The report pegs supply costs for oil sands projects in the range of US$50 to US$90 per barrel. That compares to the US$70 to US$90 a barrel needed to blast light, sweet crude through underground fissures in North Dakota’s Bakken shale, the Eagle Ford play in Texas and Colorado’s Niobrara shale, the bank said.
“There’s a lot of oil sands projects that are being invested in on the basis of supply costs as low as US$50, so one of the key takeaways here is really oil sands isn’t that marginal a source of supply,” Randy Ollenberger, managing director, equity research at BMO in Calgary, said in an interview. The world’s No. 3 crude deposit “is actually quite economic in the global context.”
It is a message that runs counter to a history rife with cost overruns on project expansions and stalled pipeline developments that have contributed to price discounts for Alberta’s heavy crude, frustrating investors.
The first phase of Exxon-controlled Imperial Oil Ltd.’s 110,000-barrel-a-day Kearl mine, for instance, came with a $12.9-billion price tag — as much as 40% above earlier estimates.
Royal Dutch Shell Plc faced similar challenges adding 100,000 barrels a day of fresh capacity to its Athabasca Oil Sands Project. Cost estimates for the work jumped from an initial US$3.5-billion in 2005 to US$14.3-billion in 2010.
“I think for investors outside of Canada, there’s been a lot of focus on the projects that the super-majors have pursued,” Mr. Ollenberger said. The Athabasca expansion and the Kearl projects, “on the face of it, look like they have supply costs north the US$100 mark, so I think for a lot of investors outside of Canada, that’s their perception of what the oil sands is.”
Across the oil sands sector, companies have largely abandoned grand production targets, pledging instead to wring costs from existing assets. Shell is targeting 80,000 to 85,000 barrels a day of new production over seven years from existing operations, for instance. Suncor Energy Inc., Canada’s biggest oil company, aims to produce 100,000 barrels a day through similar measures, known in industry parlance as debottlenecking.
BMO estimates new technologies could trim supply costs at some in situ, underground extraction projects to as low as US$25 per barrel.
Other estimates peg costs much higher.

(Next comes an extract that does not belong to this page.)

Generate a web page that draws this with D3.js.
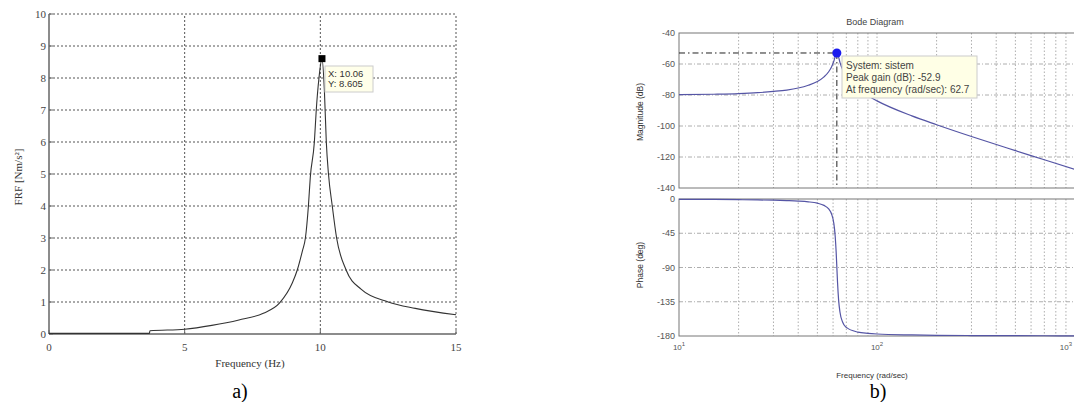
<!DOCTYPE html>
<html>
<head>
<meta charset="utf-8">
<script src="https://cdn.jsdelivr.net/npm/d3@7"></script>
<style>
  body { margin: 0; background: #fff; }
</style>
</head>
<body>
<div id="fig"></div>
<script>
// ---- a) FRF curve ----
const frfFreq  = [0, 3.7, 3.72, 5, 6, 7, 7.9, 8.5, 8.97, 9.15, 9.34, 9.45, 9.56, 9.63, 9.78, 9.85, 9.95, 10.06, 10.15, 10.22, 10.3, 10.44, 10.6, 10.95, 11.5, 12.5, 13.5, 15];
const frfValue = [0.02, 0.02, 0.1, 0.15, 0.27, 0.44, 0.65, 0.97, 1.6, 2.0, 2.6, 3.0, 4.0, 4.9, 6.0, 7.0, 8.0, 8.605, 7.6, 6.0, 5.0, 4.0, 3.0, 2.0, 1.4, 1.0, 0.8, 0.6];
const frfTicksX = [0, 5, 10, 15];
const frfTicksY = [0, 1, 2, 3, 4, 5, 6, 7, 8, 9, 10];
const frfPeak = [10.06, 8.605];

// ---- b) Bode diagram ----
const bodeFreq  = [10, 15, 20, 25, 30, 35, 40, 45, 50, 54, 57, 59, 60.5, 61.5, 62.2, 62.7, 63.2, 64, 65, 67, 70, 80, 90, 100, 150, 200, 300, 500, 700, 1000];
const bodeMag   = [-79.8, -79.5, -79.1, -78.5, -77.7, -76.8, -75.5, -73.7, -71.3, -68.3, -65.0, -61.7, -58.2, -55.2, -53.4, -52.9, -53.4, -55.6, -58.9, -63.5, -67.8, -76.0, -80.5, -83.8, -93.5, -99.2, -106.8, -115.9, -121.8, -128.1];
const bodePhase = [-0.4, -0.6, -0.9, -1.2, -1.6, -2.1, -2.7, -3.7, -5.5, -8.4, -13.0, -20.0, -31.7, -48.9, -70.0, -90, -109.7, -132.9, -148.5, -161.6, -168.7, -174.9, -176.6, -177.4, -178.6, -179.1, -179.4, -179.6, -179.7, -179.8];
const magTicks = [-40, -60, -80, -100, -120, -140];
const phaseTicks = [0, -45, -90, -135, -180];
const bodeTicksX = [10, 100, 1000];
const bodePeak = [62.7, -52.9];
const bodeInfo = ["System: sistem", "Peak gain (dB): -52.9", "At frequency (rad/sec): 62.7"];

const svg = d3.select("#fig")
    .append("svg")
    .attr("width", 1074)
    .attr("height", 402);

const serif = "'Liberation Serif', 'Times New Roman', serif";
const sans = "'Liberation Sans', Arial, sans-serif";

// ================= a) =================
{
    const x = d3.scaleLinear().domain([0, 15]).range([49, 456]);
    const y = d3.scaleLinear().domain([0, 10]).range([334, 14]);
    const g = svg.append("g");

    // grid
    g.selectAll(".hgrid")
        .data(frfTicksY.slice(1))
        .enter()
        .append("line")
        .attr("x1", x(0)).attr("x2", x(15))
        .attr("y1", d => y(d)).attr("y2", d => y(d))
        .attr("stroke", "#555")
        .attr("stroke-width", 1)
        .attr("stroke-dasharray", "2,2");

    g.selectAll(".vgrid")
        .data(frfTicksX.slice(1))
        .enter()
        .append("line")
        .attr("x1", d => x(d)).attr("x2", d => x(d))
        .attr("y1", y(0)).attr("y2", y(10))
        .attr("stroke", "#555")
        .attr("stroke-width", 1)
        .attr("stroke-dasharray", "2,2");

    // axes lines
    g.append("line")
        .attr("x1", x(0)).attr("x2", x(0))
        .attr("y1", y(0)).attr("y2", y(10))
        .attr("stroke", "#666").attr("stroke-width", 1.5);
    g.append("line")
        .attr("x1", x(0)).attr("x2", x(15))
        .attr("y1", y(0)).attr("y2", y(0))
        .attr("stroke", "#666").attr("stroke-width", 1.5);

    // ticks
    g.selectAll(".ytick")
        .data(frfTicksY)
        .enter()
        .append("line")
        .attr("x1", x(0)).attr("x2", x(0) + 4)
        .attr("y1", d => y(d)).attr("y2", d => y(d))
        .attr("stroke", "#666");
    g.selectAll(".xtick")
        .data(frfTicksX)
        .enter()
        .append("line")
        .attr("x1", d => x(d)).attr("x2", d => x(d))
        .attr("y1", y(0)).attr("y2", y(0) - 4)
        .attr("stroke", "#666");

    g.selectAll(".ylab")
        .data(frfTicksY)
        .enter()
        .append("text")
        .attr("x", x(0) - 3)
        .attr("y", d => y(d))
        .attr("dy", "0.35em")
        .attr("text-anchor", "end")
        .style("font-family", serif)
        .style("font-size", "11px")
        .attr("fill", "#444")
        .text(d => d);

    g.selectAll(".xlab")
        .data(frfTicksX)
        .enter()
        .append("text")
        .attr("x", d => x(d))
        .attr("y", y(0) + 17)
        .attr("text-anchor", "middle")
        .style("font-family", serif)
        .style("font-size", "11px")
        .attr("fill", "#444")
        .text(d => d);

    g.append("text")
        .attr("transform", `translate(22,177) rotate(-90)`)
        .attr("text-anchor", "middle")
        .style("font-family", serif)
        .style("font-size", "11px")
        .attr("fill", "#333")
        .text("FRF [Nm/s²]");

    g.append("text")
        .attr("x", 250).attr("y", 367)
        .attr("text-anchor", "middle")
        .style("font-family", serif)
        .style("font-size", "11px")
        .attr("fill", "#333")
        .text("Frequency (Hz)");

    g.append("text")
        .attr("x", 240).attr("y", 398)
        .attr("text-anchor", "middle")
        .style("font-family", serif)
        .style("font-size", "20px")
        .attr("fill", "#000")
        .text("a)");

    // curve
    const line = d3.line()
        .curve(d3.curveMonotoneX)
        .x((d, i) => x(frfFreq[i]))
        .y(d => y(d));
    g.append("path")
        .datum(frfValue)
        .attr("d", line)
        .attr("fill", "none")
        .attr("stroke", "#333")
        .attr("stroke-width", 1.1);

    // data tip
    g.append("rect")
        .attr("x", 325).attr("y", 66)
        .attr("width", 48).attr("height", 26)
        .attr("fill", "#ffffea")
        .attr("stroke", "#ccc");
    g.selectAll(".tip")
        .data(["X: " + frfPeak[0].toFixed(2), "Y: " + frfPeak[1]])
        .enter()
        .append("text")
        .attr("x", 328)
        .attr("y", (d, i) => 77 + i * 10)
        .style("font-family", sans)
        .style("font-size", "9.5px")
        .attr("fill", "#333")
        .text(d => d);

    g.append("rect")
        .attr("x", x(frfPeak[0]) - 3.5)
        .attr("y", y(frfPeak[1]) - 3.5)
        .attr("width", 7).attr("height", 7)
        .attr("fill", "#000");
}

// ================= b) =================
{
    const x = d3.scaleLog().domain([10, 1000]).range([679, 1075]);
    const yM = d3.scaleLinear().domain([-140, -40]).range([188, 33]);
    const yP = d3.scaleLinear().domain([-180, 0]).range([336, 199]);
    const g = svg.append("g");
    const minor = x.ticks().filter(d => d > 10 && d < 1000);

    const panels = [
        { y: yM, ticks: magTicks },
        { y: yP, ticks: phaseTicks }
    ];

    panels.forEach(p => {
        const [bottom, top] = p.y.range();
        g.selectAll(null)
            .data(minor)
            .enter()
            .append("line")
            .attr("x1", d => x(d)).attr("x2", d => x(d))
            .attr("y1", top).attr("y2", bottom)
            .attr("stroke", "#999")
            .attr("stroke-width", 0.8)
            .attr("stroke-dasharray", "1.5,2");
        g.selectAll(null)
            .data(p.ticks.slice(1, -1))
            .enter()
            .append("line")
            .attr("x1", 679).attr("x2", 1075)
            .attr("y1", d => p.y(d)).attr("y2", d => p.y(d))
            .attr("stroke", "#999")
            .attr("stroke-width", 0.8)
            .attr("stroke-dasharray", "4,2,1,2");
        g.append("rect")
            .attr("x", 679).attr("y", top)
            .attr("width", 1075 - 679).attr("height", bottom - top)
            .attr("fill", "none")
            .attr("stroke", "#777")
            .attr("stroke-width", 1);
        g.selectAll(null)
            .data(p.ticks)
            .enter()
            .append("text")
            .attr("x", 675)
            .attr("y", d => p.y(d))
            .attr("dy", "0.35em")
            .attr("text-anchor", "end")
            .style("font-family", sans)
            .style("font-size", "9px")
            .attr("fill", "#555")
            .text(d => d);
    });

    // x tick labels 10^n (last one pulled inside the page edge)
    const xl = g.selectAll(null)
        .data(bodeTicksX)
        .enter()
        .append("text")
        .attr("x", (d, i) => i === bodeTicksX.length - 1 ? 1072 : x(d))
        .attr("y", 350)
        .attr("text-anchor", (d, i) => i === bodeTicksX.length - 1 ? "end" : "middle")
        .style("font-family", sans)
        .style("font-size", "8px")
        .attr("fill", "#555");
    xl.append("tspan").text("10");
    xl.append("tspan")
        .attr("dy", "-4")
        .style("font-size", "6px")
        .text(d => Math.round(Math.log10(d)));

    g.append("text")
        .attr("x", 875).attr("y", 25)
        .attr("text-anchor", "middle")
        .style("font-family", sans)
        .style("font-size", "9px")
        .attr("fill", "#444")
        .text("Bode Diagram");

    g.append("text")
        .attr("transform", "translate(643,112) rotate(-90)")
        .attr("text-anchor", "middle")
        .style("font-family", sans)
        .style("font-size", "8.5px")
        .attr("fill", "#333")
        .text("Magnitude (dB)");

    g.append("text")
        .attr("transform", "translate(643,265) rotate(-90)")
        .attr("text-anchor", "middle")
        .style("font-family", sans)
        .style("font-size", "8.5px")
        .attr("fill", "#333")
        .text("Phase (deg)");

    g.append("text")
        .attr("x", 872).attr("y", 378)
        .attr("text-anchor", "middle")
        .style("font-family", sans)
        .style("font-size", "8px")
        .attr("fill", "#333")
        .text("Frequency (rad/sec)");

    g.append("text")
        .attr("x", 878).attr("y", 398)
        .attr("text-anchor", "middle")
        .style("font-family", serif)
        .style("font-size", "20px")
        .attr("fill", "#000")
        .text("b)");

    // curves
    g.append("path")
        .datum(bodeMag)
        .attr("d", d3.line().curve(d3.curveMonotoneX).x((d, i) => x(bodeFreq[i])).y(d => yM(d)))
        .attr("fill", "none")
        .attr("stroke", "#5555a5")
        .attr("stroke-width", 1.2);

    g.append("path")
        .datum(bodePhase)
        .attr("d", d3.line().curve(d3.curveMonotoneX).x((d, i) => x(bodeFreq[i])).y(d => yP(d)))
        .attr("fill", "none")
        .attr("stroke", "#5555a5")
        .attr("stroke-width", 1.2);

    // peak guide lines
    const px = x(bodePeak[0]), py = yM(bodePeak[1]);
    g.append("line")
        .attr("x1", 679).attr("x2", px)
        .attr("y1", py).attr("y2", py)
        .attr("stroke", "#222")
        .attr("stroke-dasharray", "6,3,1.5,3");
    g.append("line")
        .attr("x1", px).attr("x2", px)
        .attr("y1", py).attr("y2", yM(-140))
        .attr("stroke", "#222")
        .attr("stroke-dasharray", "6,3,1.5,3");

    // data tip
    g.append("rect")
        .attr("x", 842).attr("y", 56)
        .attr("width", 135).attr("height", 42)
        .attr("fill", "#ffffe6")
        .attr("stroke", "#ccc");
    g.selectAll(null)
        .data(bodeInfo)
        .enter()
        .append("text")
        .attr("x", 846)
        .attr("y", (d, i) => 69 + i * 12)
        .style("font-family", sans)
        .style("font-size", "10px")
        .attr("fill", "#444")
        .text(d => d);

    g.append("circle")
        .attr("cx", px).attr("cy", py)
        .attr("r", 4.5)
        .attr("fill", "#1a1aee");
}
</script>
</body>
</html>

Although exact comparisons are tough to make, IHS Cera, assuming there is sufficient pipeline capacity for oil sands production, puts the break-even WTI price for steam-driven extraction schemes as high as US$75, with mines at more than US$100.
Oil sands-derived crude is still “among the most expensive oil” in the world to produce, said Jean-Michel Gires, formerly chief executive officer with the Canadian unit of France’s Total SA.
But companies are making improvements, he said, citing the use of solvents in projects that use steam to melt seams of bitumen buried too deep to mine.
“I think costs are under better control than they used to be just a few years ago,” said Mr. Gires, now a partner at Vancouver-based clean-tech fund Chrysalix Energy Venture Capital. The fund provides early-stage financing and hands-on experience to technology companies. It manages close to $350-million in assets.
Mr. Gires, who spent 25 years with the French oil major, has returned to the oil sands after nine months away, this time with an eye to solving some of the sector’s more intractable problems, including water use and rising greenhouse gas emissions.
There is much work to do, he said. “I keep saying for the long term, there’s a very bright future for heavy oil, if we can bring forward new solutions.”